The drive-by options we have to phenomenal biblical insights can easily meet our need for spiritual satisfaction. Forget the possibility that much of it may be the equivalent of spiritual junk food — great insights and observations that feel good being consumed but can’t possibly provide a well-balanced biblical diet. Throw in some white noise from our preferred theological hot buttons, and the evangelical celebrity status of our favorite Bible teachers, and we shouldn’t be surprised that our primary connection to God becomes one or more steps removed from God himself.
What’s the solution? Kimmel offers these thoughts:
Our limitless access to prepackaged devotional, inspirational, and theological insights from others can unwittingly give us a BSL — Bible as a Second Language — orientation on God. But intimacy with him is better reached via a firsthand relationship through his word than through someone else’s translation of it on our behalf. There’s a place for both — God has given us teachers (Ephesians 4:11). We simply must be careful becoming so co-dependent on the one that we fail to do due diligence with the other.
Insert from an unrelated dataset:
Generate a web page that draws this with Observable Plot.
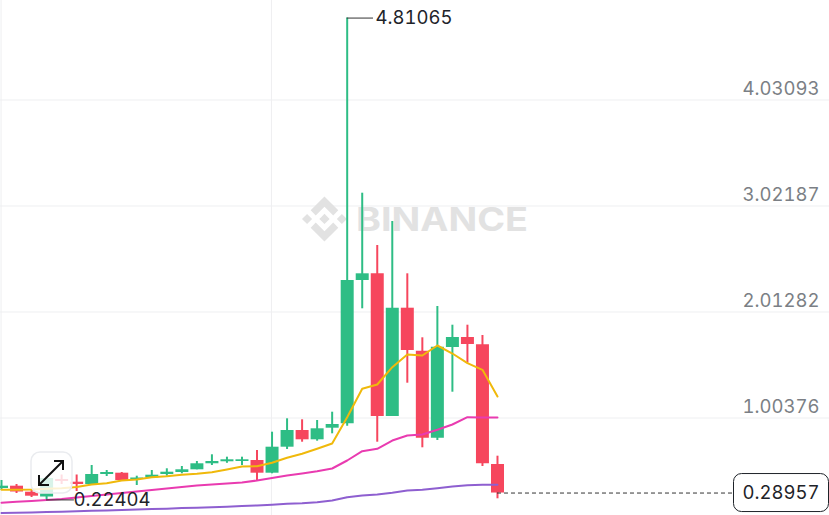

I would not venture to legalistically propose what this personal arrangement should look like or how often it should be practiced. But I am claiming here that our relationship with God is always better served when it’s primarily gained by our personal interaction with him through his word than impersonally through the second-hand offerings of his word by others — regardless of how wonderful they may be.
The impact of the gospel in our hearts and its grace-covered application in our lives will always be easier to enjoy when we resist the temptation to keep the Bible as our second language and instead insist on turning it into our native tongue.
I know I’m guilty of “BSL” so often. To me, it feels so much easier to follow the blogs of Christian pastors and theologians I respect. Or to occasionally listen to or watch a part of a sermon by one of my favorite online pastors and call it good. I think that most of us struggle with this. But I think Kimmel is right: “our relationship with God is always better served when it’s primarily gained by our personal interaction with him through his word.” How do we help each other make the Bible our native tongue? One way I know is the following. Reader of my blog: please read your Bible more than you read my blog. Always.